J'irai cracher sur vos tombes (BD)
- Vernon Sullivan/Boris Vian
Auteur : Vernon Sullivan/Boris Vian
Glénat
Parution : 11 Mars 2020
Note : 4.5/5
104 planches
Résumé éditeur :
« J'avais toutes les filles les unes après les autres, mais c'était trop simple, un peu écœurant. »
Lee Anderson, vingt-six ans, fils d’une métisse, quitte sa ville natale après la mort de son frère noir, lynché parce qu’il était amoureux d’une blanche. Il échoue à Buckton, petite ville du Sud des États-Unis où il devient gérant de librairie. Grand, bien bâti, payant volontiers à boire et musicien de blues émérite, Lee parvient sans mal à séduire la plupart des adolescentes du coin. Auprès d’une petite bande locale en manque d’alcool mais très portée sur le sexe, il mène une vie de débauche. Sans toutefois perdre de vue son véritable objectif : venger la mort de son frère.
Bien éloigné des romans habituels de Boris Vian, ce récit est probablement le plus violent, le plus cru et en même temps le plus représentatif du style « Vernon Sullivan ». À travers une histoire âpre où la sexualité, violente, est omniprésente, Vian dénonce le racisme ambiant et la condition précaire des Noirs dans le Sud des États-Unis.
Avis lecture :
Attention, BD pour un public averti.
Publié sous un pseudo dans un 1er temps, ce roman avait fait couler beaucoup d'encre (et avait été interdit, car trop sulfureux), et encore plus lors de la révélation de son auteur. Je dois cependant admettre que je n'ai jamais lu l'oeuvre original, c'est donc pour moi une découverte.
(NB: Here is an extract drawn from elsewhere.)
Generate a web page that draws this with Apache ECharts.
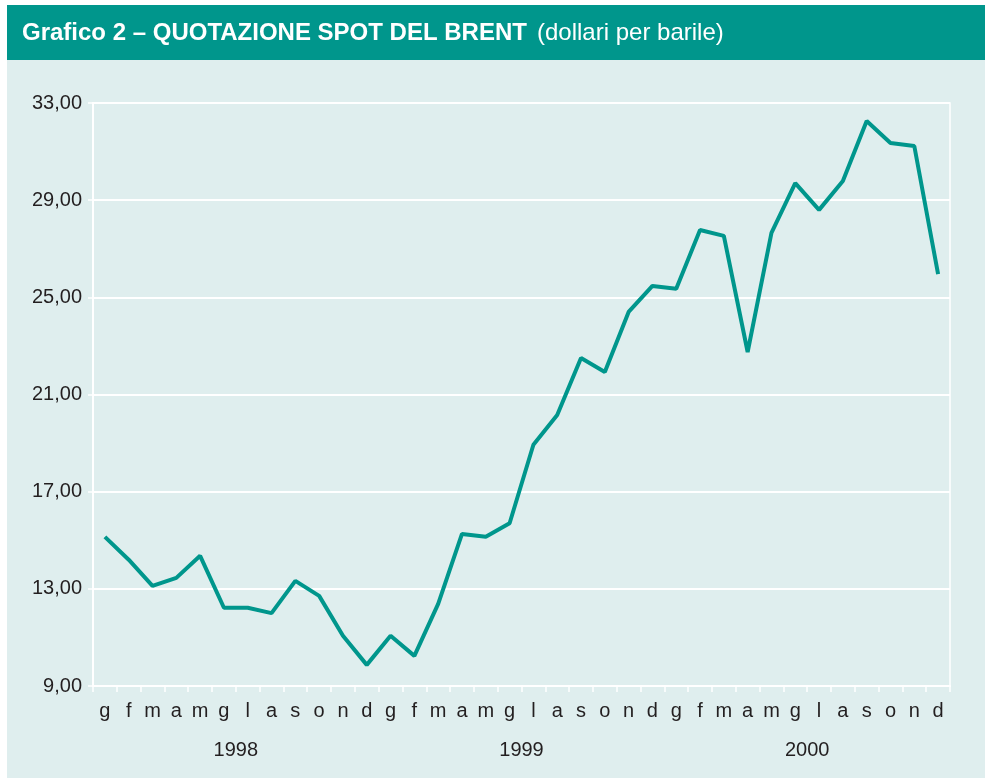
<!DOCTYPE html>
<html>
<head>
<meta charset="utf-8">
<script src="https://cdn.jsdelivr.net/npm/echarts@6/dist/echarts.min.js"></script>
<style>
  html, body { margin: 0; padding: 0; background: #fff; }
  #brent_line { width: 988px; height: 781px; }
</style>
</head>
<body>
<div id="brent_line"></div>
<script>
// mesi (g f m a m g l a s o n d) per 1998-2000
var months = ['g','f','m','a','m','g','l','a','s','o','n','d'];
var categories = [].concat(months, months, months);
var years = ['1998', '1999', '2000'];
var yTicks = [9, 13, 17, 21, 25, 29, 33];
// quotazione spot del Brent, dollari per barile
var brent = [
    15.14, 14.2, 13.12, 13.45, 14.36, 12.22, 12.22, 12.0, 13.33, 12.71, 11.07, 9.87,
    11.07, 10.24, 12.38, 15.26, 15.14, 15.7, 18.93, 20.16, 22.5, 21.93, 24.4, 25.47,
    25.35, 27.77, 27.53, 22.75, 27.65, 29.7, 28.6, 29.79, 32.26, 31.35, 31.23, 25.96
];

var teal = '#00968c';
var textColor = '#231f20';
var font = '"Liberation Sans", Arial, sans-serif';

var myChartLine = echarts.init(document.getElementById('brent_line'));
var options = {
    animation: false,
    textStyle: { fontFamily: font },
    graphic: [
        {
            type: 'rect', z: -10,
            shape: { x: 7, y: 5, width: 978, height: 773 },
            style: { fill: '#dfeeee' }
        },
        {
            type: 'rect', z: -9,
            shape: { x: 7, y: 5, width: 978, height: 55 },
            style: { fill: teal }
        },
        {
            type: 'text', x: 22, y: 33,
            style: {
                text: 'Grafico 2 – QUOTAZIONE SPOT DEL BRENT',
                verticalAlign: 'middle',
                fill: '#fff', fontSize: 24, fontWeight: 'bold', fontFamily: font
            }
        },
        {
            type: 'text', x: 537, y: 33,
            style: {
                text: '(dollari per barile)',
                verticalAlign: 'middle',
                fill: '#fff', fontSize: 24, fontFamily: font
            }
        }
    ],
    grid: {
        left: 93, right: 38, top: 103, bottom: 95,
        show: true, borderColor: '#fff', borderWidth: 1.5, backgroundColor: 'transparent'
    },
    xAxis: [
        {
            type: 'category',
            data: categories,
            boundaryGap: true,
            axisLine: { lineStyle: { color: '#fff', width: 2 } },
            axisTick: { show: true, length: 6, lineStyle: { color: '#fff', width: 1.5 } },
            axisLabel: { color: textColor, fontSize: 20, margin: 15, interval: 0, fontFamily: font },
            splitLine: { show: false }
        },
        {
            type: 'category',
            data: years,
            position: 'bottom',
            offset: 40,
            boundaryGap: true,
            axisLine: { show: false },
            axisTick: { show: false },
            axisLabel: { color: textColor, fontSize: 20, margin: 14, fontFamily: font }
        }
    ],
    yAxis: {
        type: 'value',
        min: yTicks[0],
        max: yTicks[yTicks.length - 1],
        interval: 4,
        axisLine: { show: true, lineStyle: { color: '#fff', width: 2 } },
        axisTick: { show: true, length: 5, lineStyle: { color: '#fff', width: 1.5 } },
        splitLine: { lineStyle: { color: '#fff', width: 2 } },
        axisLabel: {
            color: textColor, fontSize: 20, margin: 11, fontFamily: font,
            formatter: function (v) { return v.toFixed(2).replace('.', ','); }
        }
    },
    series: [
        {
            name: 'Brent',
            type: 'line',
            xAxisIndex: 0,
            data: brent,
            showSymbol: false,
            lineStyle: { color: teal, width: 4 },
            itemStyle: { color: teal }
        }
    ]
};
myChartLine.setOption(options);
</script>
</body>
</html>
On trouve un côté très violent, tenté de provocation, à ce polar en pays américain d'après-guerre.
Un jeune homme, métis mais à la peau blanche et plutôt beau, va venger le lynchage de son frère, noir, qui était amoureux d'une blanche.
Il devient libraire et se fond dans les jeunes de la ville, pour séduire des femmes et mener à bien son projet.
On y découvre le quotidien d'une société plutôt bourgeoise, entre alcool et orgies.
C'est très noir et très sexuel, voir brutal sur certaines planches.
Côté esthétisme, je le trouve très réussi : les dessins sont biens faits, et permettent de se fondre dans cette période. Trois dessinateurs différents ont participé, mais ça ne se voit pas du tout.
C'est par moment assez coloré sur certaines planches, assez sombre sur d'autres, l'ambiance des planches prend corps avec le texte et l'ensemble est totalement complémentaire. Les dessins sont réalistes et équivoques. L'atmosphère pesante est à couper le souffle.
Le travail sur les regards notamment est à souligner.
Sujet de fond (hélas) toujours d'actualité : on parle du racisme, de la ségrégation aux USA, de vengeance avec une violence extrême, de sexe. Je crois que cette BD sonne encore plus fort en ce moment (juin 2020).
On voit aussi un passage à l'acte, et les méandres psychologiques d'un meurtrier, qui attend patiemment le bon moment, avec sadisme.
Je connais bien sur Boris Vian de nom, mais cette BD m'a donné envie découvrir le roman original. Et en cela, on peut dire que c'est une réussite! 100 ans après la naissance de l'auteur, je trouve très intéressant d'avoir de nouvelles sorties de ces œuvres, merci Glénat pour ce beau projet plus moderne que les romans et ce bel hommage.
Petit plus, les dernières pages de la BD, l'Histoire dans l'histoire, qui reprennent quelques affiches et documents d'époques, et permettent de prendre conscience du scandale lié à la sortie de ce livre (procès pour « atteinte aux bonnes mœurs »).
J'aime beaucoup cette mise en perspective.